- 7" single cover

Single by T. Rex

from the album Dandy in the Underworld
- B-side: "Baby Boomerang"
- Released: 11 June 1976
- Recorded: May 1976
- Genre: Glam rock; rock and roll;
- Length: 2:16
- Label: EMI
- Songwriter: Marc Bolan
- Producer: Marc Bolan

T. Rex singles chronology
| "London Boys" (1976) | "I Love to Boogie" (1976) | "Laser Love" (1976) |

Official audio
- "I Love to Boogie" on YouTube

= I Love to Boogie =

"I Love to Boogie" is a song by English rock band T. Rex. It was recorded in May 1976 and released as a single in June by record label EMI. It later appeared on T. Rex's final studio album, 1977's Dandy in the Underworld. Its B-side, "Baby Boomerang", was taken from an earlier T. Rex album, The Slider (1972).

== Recording ==
"I Love to Boogie" was recorded and mixed in a single day by engineer Ian Maidman at Decibel Studio in Stamford Hill, London.

== Release ==
"I Love to Boogie" was released as a single on 11 June 1976 by record label EMI. It later appeared on T. Rex's final studio album, 1977's Dandy in the Underworld. The song was in the UK Singles Chart for a total of nine weeks, peaking at No. 13.

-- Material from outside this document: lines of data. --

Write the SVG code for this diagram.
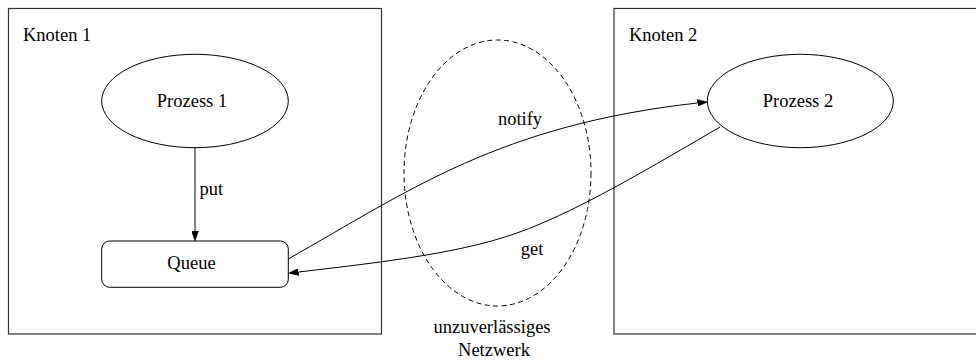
<svg xmlns="http://www.w3.org/2000/svg" width="976" height="362" viewBox="0 0 976 362">
  <style>
    text { font-family: "Liberation Serif", "Times New Roman", serif; font-size: 18.5px; fill: #000; }
    .mid { text-anchor: middle; }
    .node { fill: none; stroke: #000; stroke-width: 1; }
    .cluster { fill: none; stroke: #333; stroke-width: 1.2; }
    .net { fill: none; stroke: #000; stroke-width: 1; stroke-dasharray: 5 3.5; }
    .edge { fill: none; stroke: #000; stroke-width: 1; }
  </style>
  <defs>
    <marker id="arrow" markerWidth="10" markerHeight="7" refX="0" refY="3.5" orient="auto" markerUnits="userSpaceOnUse">
      <polygon points="0,0 10,3.5 0,7" fill="#000" stroke="#000" stroke-width="0.5"/>
    </marker>
  </defs>
  <rect width="976" height="362" fill="#fff"/>

  <!-- Cluster: node 1 -->
  <g id="knoten1">
    <rect class="cluster" x="8.5" y="8.5" width="373" height="325.5"/>
    <text x="23" y="41">Knoten 1</text>
  </g>

  <!-- Cluster: node 2 -->
  <g id="knoten2">
    <rect class="cluster" x="614" y="8.5" width="364" height="325.5"/>
    <text x="629" y="41">Knoten 2</text>
  </g>

  <!-- Unreliable network region -->
  <g id="netzwerk">
    <ellipse class="net" cx="497.5" cy="173" rx="93.5" ry="133"/>
    <text class="mid" x="492" y="333">unzuverlässiges</text>
    <text class="mid" x="494" y="356">Netzwerk</text>
  </g>

  <g id="prozess1">
    <ellipse class="node" cx="195" cy="101" rx="93.3" ry="46.7"/>
    <text class="mid" x="192" y="107">Prozess 1</text>
  </g>

  <g id="queue">
    <rect class="node" x="101.7" y="241" width="186.6" height="46.3" rx="8" ry="8"/>
    <text class="mid" x="191.5" y="269">Queue</text>
  </g>

  <g id="prozess2">
    <ellipse class="node" cx="800.3" cy="101" rx="93" ry="46.7"/>
    <text class="mid" x="798" y="107">Prozess 2</text>
  </g>

  <!-- Connectors -->
  <g id="edges">
    <path class="edge" d="M195,147.7 L195,231" marker-end="url(#arrow)"/>
    <text x="199.5" y="195">put</text>

    <path class="edge" d="M288.3,259 C410,190 500,125 697.5,103" marker-end="url(#arrow)"/>
    <text class="mid" x="520" y="125">notify</text>

    <path class="edge" d="M720,127 C650,168 590,203 540,224 C480,250 410,259 298.5,272" marker-end="url(#arrow)"/>
    <text class="mid" x="532" y="255">get</text>
  </g>
</svg>
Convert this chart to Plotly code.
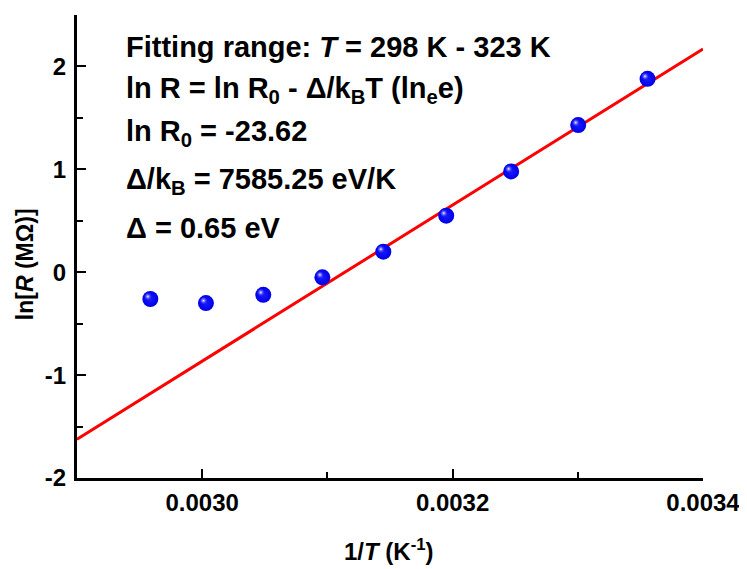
import plotly.graph_objects as go

# Data
inv_T = [1/338, 1/333, 1/328, 1/323, 1/318, 1/313, 1/308, 1/303, 1/298]
ln_R = [-0.26, -0.30, -0.22, -0.05, 0.20, 0.55, 0.98, 1.43, 1.88]

# Linear fit parameters shown on the chart
ln_R0 = -23.62
slope = 7585.25
fit_x = [0.0029, 0.0034]
fit_y = [ln_R0 + slope * x for x in fit_x]

x_tickvals = [0.0030, 0.0032, 0.0034]
x_ticktext = ["0.0030", "0.0032", "0.0034"]
y_tickvals = [-2, -1, 0, 1, 2]
y_ticktext = ["-2", "-1", "0", "1", "2"]

text_lines = [
    "Fitting range: <i>T</i> = 298 K - 323 K",
    "ln R = ln R<sub>0</sub> - Δ/k<sub>B</sub>T (ln<sub>e</sub>e)",
    "ln R<sub>0</sub> = -23.62",
    "Δ/k<sub>B</sub> = 7585.25 eV/K",
    "Δ = 0.65 eV",
]
text_centers_px = [47, 90, 133, 181, 228]

OFF = 8  # page body margin
W, H = 747 - OFF, 569 - OFF
plot_left, plot_right, plot_top, plot_bottom = 77, 705, 15, 478
L = plot_left - OFF
T = plot_top - OFF
R = W - (plot_right - OFF)
B = H - (plot_bottom - OFF)
pw = W - L - R
ph = H - T - B


def px_x(px):
    return (px - plot_left) / pw


def px_y(py):
    return (plot_bottom - py) / ph


FONT = "Liberation Sans, Arial, sans-serif"
XR = [0.0029, 0.0034]
YR = [-2, 2.5]
dx = (XR[1] - XR[0]) / pw * 2.5
dy = (YR[1] - YR[0]) / ph * 2.5

fig = go.Figure()
fig.add_trace(go.Scatter(
    x=fit_x, y=fit_y, mode="lines",
    line=dict(color="#ff0000", width=3), showlegend=False, hoverinfo="skip"))
fig.add_trace(go.Scatter(
    x=inv_T, y=ln_R, mode="markers",
    marker=dict(size=16, color="#0000e6",
                gradient=dict(type="radial", color="#1a1aff"),
                line=dict(width=0)),
    showlegend=False))
fig.add_trace(go.Scatter(
    x=inv_T, y=ln_R, mode="markers", xaxis="x2", yaxis="y2",
    marker=dict(size=8, color="rgba(60,60,255,0)",
                gradient=dict(type="radial", color="rgba(255,255,255,0.95)"),
                line=dict(width=0)),
    showlegend=False, hoverinfo="skip"))

axis_common = dict(
    showline=True, linecolor="black", linewidth=3,
    ticks="inside", tickcolor="black", tickwidth=2, ticklen=9,
    showgrid=False, zeroline=False,
    tickfont=dict(family=FONT, size=24, color="black", weight="bold"),
)

fig.update_xaxes(
    range=XR, tickvals=x_tickvals, ticktext=x_ticktext,
    minor=dict(dtick=0.0001, tick0=0.0029, ticks="inside", ticklen=6,
               tickwidth=2, tickcolor="black"),
    ticklabelstandoff=1,
    **axis_common)
fig.update_yaxes(
    range=YR, tickvals=y_tickvals, ticktext=y_ticktext,
    minor=dict(dtick=0.5, tick0=0, ticks="inside", ticklen=6,
               tickwidth=2, tickcolor="black"),
    ticklabelstandoff=3,
    **axis_common)

fig.update_layout(
    xaxis2=dict(overlaying="x", range=[XR[0] + dx, XR[1] + dx], visible=False),
    yaxis2=dict(overlaying="y", range=[YR[0] - dy, YR[1] - dy], visible=False),
)

for line, cy in zip(text_lines, text_centers_px):
    fig.add_annotation(
        x=px_x(124), y=px_y(cy),
        xref="paper", yref="paper", xanchor="left", yanchor="middle",
        text=line, showarrow=False,
        font=dict(family=FONT, size=29, color="black", weight="bold"))

fig.add_annotation(
    x=px_x(390), y=px_y(550), xref="paper", yref="paper",
    xanchor="center", yanchor="middle", showarrow=False,
    text="1/<i>T</i> (K<sup>-1</sup>)",
    font=dict(family=FONT, size=24, color="black", weight="bold"))
fig.add_annotation(
    x=px_x(25), y=px_y(264), xref="paper", yref="paper",
    xanchor="center", yanchor="middle", showarrow=False, textangle=-90,
    text="ln[<i>R</i> (MΩ)]",
    font=dict(family=FONT, size=23, color="black", weight="bold"))

fig.update_layout(
    width=W, height=H, margin=dict(l=L, r=R, t=T, b=B),
    plot_bgcolor="white", paper_bgcolor="white", showlegend=False)

fig.write_html("out.html")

The song was released to controversy due to its resemblance to Webb Pierce's "Teenage Boogie", prompting rockabillies to attempt to burn copies of the single at an event held in a pub on the Old Kent Road, South East London. Disc jockey Geoff Barker complained that "The records are so alike it can't be a coincidence". When Pierce's publishers contacted Bolan's London office, Bolan's manager Tony Howard employed a musicologist to analyse both songs. The musicologist noted that "Teenage Boogie" was itself based on a riff that had been around long before the song was written.

"I Love to Boogie" is amongst T. Rex's best known and most popular hits.

== Certifications ==

| Region | Certification | Certified units/sales |
| United Kingdom (BPI) | Gold | 400,000^{‡} |
^{‡} Sales+streaming figures based on certification alone.

== In popular culture ==
"I Love to Boogie" features in the 2000 film Billy Elliot, as the music for a dance routine with Julie Walters and Jamie Bell.

The song was also played in the 2005 French/British animated movie The Magic Roundabout, when Dougal (voiced by Robbie Williams) and his friends battle the evil ice wizard Zeebad (voiced by Tom Baker) by placing the three magic diamonds at the roundabout for unfreezing their home land.